God bends our wills to His will by an act of sovereign grace ("grace reigns" cf. Rom. 5:21). Our wills are not neutral in that they are able to weigh the pros and cons and make a freewill decision without any influence or wooing from the Holy Spirit to convict us and open our hearts to believe (cf. Acts 16:14). Man was intended to have a mind to know God, a heart to love Him, and a will to obey Him, but this was lost at the Fall, but is restored at salvation. Note that we never ceased to be men, but ceased to be good--after the Fall man is inclined towards evil.
Acts 18:27 says that we believe through an act of grace--it's a gift per 2 Pet. 1:1 and God grants it to us according to Phil. 1:29. God gives each of us a measure of faith according to Romans 12:3. The people that believe in free will think that God's sovereignty is limited by our wills! They also claim some desire to be saved while others don't--no one seeks God per Rom. 3:11! God's sovereignty is total and He reigns and rules over all--what kind of God wouldn't be in control of all? Our destiny is in God's hands, and He decides who will get saved, not us--it's not a matter of sincerity or of willpower! Some very strong-willed seekers will never come to faith because they simply rely on themselves--it's not a matter of trying, but of trust. Note the hard saying of Jesus in John 6:44 and 65 that no one can come to Him unless the Father draws and grants it.

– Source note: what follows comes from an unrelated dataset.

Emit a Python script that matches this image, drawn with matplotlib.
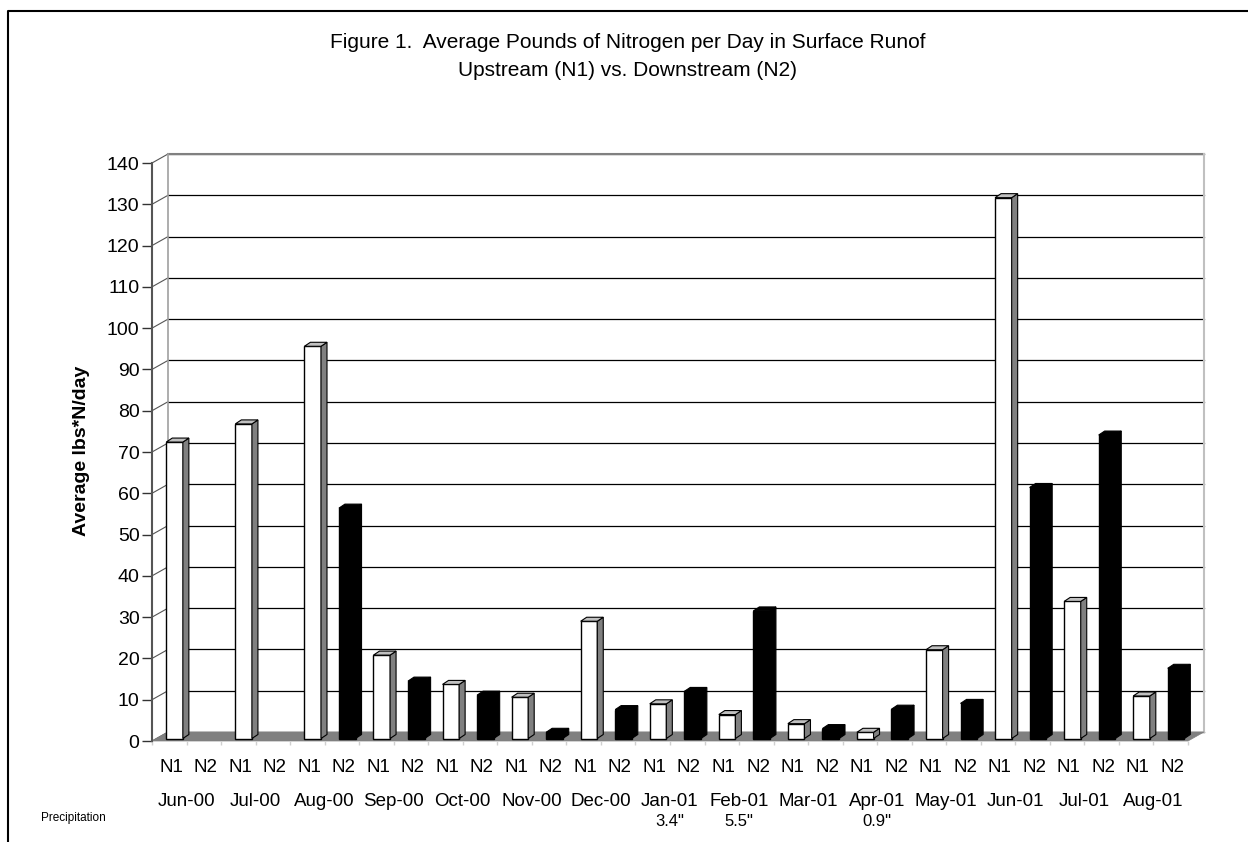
import matplotlib
matplotlib.use('Agg')

import matplotlib.pyplot as plt
import numpy as np
from matplotlib.patches import Polygon
from matplotlib.lines import Line2D

plt.rcParams['font.family'] = ['Liberation Sans', 'DejaVu Sans']

# data
months = ['Jun-00', 'Jul-00', 'Aug-00', 'Sep-00', 'Oct-00', 'Nov-00', 'Dec-00',
          'Jan-01', 'Feb-01', 'Mar-01', 'Apr-01', 'May-01', 'Jun-01', 'Jul-01', 'Aug-01']
series = ['N1', 'N2']
n1 = [71.8, 76.2, 95.0, 20.2, 13.1, 10.0, 28.4, 8.4, 5.8, 3.6, 1.5, 21.5, 131.0, 33.2, 10.3]
n2 = [np.nan, np.nan, 55.8, 13.9, 10.5, 1.5, 7.0, 11.4, 30.9, 2.4, 7.1, 8.5, 60.8, 73.5, 17.0]
precip = {'Jan-01': '3.4"', 'Feb-01': '5.5"', 'Apr-01': '0.9"'}
yticks = np.arange(0, 141, 10)

W, H = 1248, 842
fig = plt.figure(figsize=(W / 100, H / 100), dpi=100)

# front plane of the plot area in pixels
x0, x1, ytop, ybot = 152, 1188, 163, 741
ax = fig.add_axes([x0 / W, 1 - ybot / H, (x1 - x0) / W, (ybot - ytop) / H])
nslots = 2 * len(months)
ax.set_xlim(0, nslots)
ax.set_ylim(0, 140)
for s in ax.spines.values():
    s.set_visible(False)

slot_px = (x1 - x0) / nslots
unit_px = (ybot - ytop) / 140.0
# 3d depth of the walls and of the bars, in data units
DX, DY = 16 / slot_px, 9 / unit_px
BX, BY = 5.3 / slot_px, 2.5 / unit_px
bw = 16.6 / slot_px
bdx, bdy = 6 / slot_px, 4 / unit_px

# back wall grid + side lines
for v in yticks:
    ax.plot([DX, nslots + DX], [v + DY, v + DY], color='black', lw=0.9,
            zorder=1, clip_on=False)
    ax.plot([0, DX], [v, v + DY], color='#555555', lw=0.8, zorder=1, clip_on=False)
ax.plot([DX, nslots + DX], [140 + DY, 140 + DY], color='#808080', lw=1.5,
        zorder=1.2, clip_on=False)
ax.plot([DX, DX], [DY, 140 + DY], color='#a0a0a0', lw=1.2, zorder=1.2, clip_on=False)
ax.plot([nslots + DX, nslots + DX], [DY, 140 + DY], color='#c0c0c0', lw=1.5,
        zorder=1.2, clip_on=False)

# floor
ax.add_patch(Polygon([(0, 0), (nslots, 0), (nslots + DX, DY), (DX, DY)],
                     closed=True, facecolor='#808080', edgecolor='#808080',
                     lw=0.5, zorder=1.5, clip_on=False))

# front value axis
ax.plot([0, 0], [0, 140], color='#555555', lw=1.5, zorder=4, clip_on=False)
ax.set_yticks(yticks)
ax.set_yticklabels([str(v) for v in yticks], fontsize=14)
ax.tick_params(axis='y', length=7, width=1, color='#333333', pad=2)
ax.set_xticks(np.arange(0, nslots + 1))
ax.set_xticklabels([])
ax.tick_params(axis='x', length=3, width=1, color='#d0d0d0', direction='out')

fig.text(82 / W, 1 - 451 / H, 'Average lbs*N/day', rotation=90, ha='center',
         va='center', fontsize=14, fontweight='bold')


def draw_bar(left, val, dark):
    b = ax.bar(left, val, width=bw, bottom=BY, align='edge',
               facecolor='black' if dark else 'white', edgecolor='black',
               lw=1.0, zorder=3)[0]
    xl, yb = b.get_x(), b.get_y()
    xr, yt = xl + b.get_width(), yb + b.get_height()
    side = '#000000' if dark else '#808080'
    top = '#000000' if dark else '#c0c0c0'
    ax.add_patch(Polygon([(xr, yb), (xr + bdx, yb + bdy), (xr + bdx, yt + bdy), (xr, yt)],
                         closed=True, facecolor=side, edgecolor='black', lw=0.8,
                         zorder=3, clip_on=False))
    ax.add_patch(Polygon([(xl, yt), (xr, yt), (xr + bdx, yt + bdy), (xl + bdx, yt + bdy)],
                         closed=True, facecolor=top, edgecolor='black', lw=0.8,
                         zorder=3, clip_on=False))


for i in range(len(months)):
    for k, vals in enumerate([n1, n2]):
        v = vals[i]
        if np.isnan(v):
            continue
        slot = 2 * i + k
        draw_bar(slot + 0.5 - bw / 2 + BX, v, k == 1)

# category labels
for i, m in enumerate(months):
    for k, s in enumerate(series):
        ax.annotate(s, xy=(2 * i + k + 0.55, 0), xycoords=('data', 'axes fraction'),
                    xytext=(0, -27 * 0.72), textcoords='offset points',
                    ha='center', va='center', fontsize=13.5)
    ax.annotate(m, xy=(2 * i + 1, 0), xycoords=('data', 'axes fraction'),
                xytext=(0, -61 * 0.72), textcoords='offset points',
                ha='center', va='center', fontsize=13.5)
    if m in precip:
        ax.annotate(precip[m], xy=(2 * i + 1, 0), xycoords=('data', 'axes fraction'),
                    xytext=(0, -80 * 0.72), textcoords='offset points',
                    ha='center', va='center', fontsize=12)

fig.text(73 / W, 1 - 818 / H, 'Precipitation', ha='center', va='center', fontsize=8.5)

fig.text(628 / W, 1 - 43 / H, 'Figure 1.  Average Pounds of Nitrogen per Day in Surface Runof',
         ha='center', va='center', fontsize=15)
fig.text(628 / W, 1 - 71 / H, 'Upstream (N1) vs. Downstream (N2)',
         ha='center', va='center', fontsize=15)

# outer frame (left and top edges only are in view)
fig.add_artist(Line2D([8 / W, 8 / W, 1], [0, 1 - 11 / H, 1 - 11 / H],
                      transform=fig.transFigure, color='black', lw=1.5))

fig.savefig('out.png', dpi=100)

Salvation is monergistic, not synergistic, that is, it's solely an act of God apart from our cooperation--we don't contribute to our salvation nor do any presalvation works. We are dead spiritually and God quickens faith within us and regenerates us so that we can believe in our hearts. We weren't elected because we believe (prescient view) but we are elected unto belief, so that "Salvation is of the Lord" (cf. Jonah 2:9). It is not of man and God working jointly or in concert, nor of man's sole effort, but of God alone! We don't save ourselves--there's only one Savior! God wants all the credit and glory and we cannot even say that we wanted to get saved apart from His grace--without which no one would believe. The almighty and sovereign God is able to change our disposition so that we desire Christ! Soli Deo Gloria!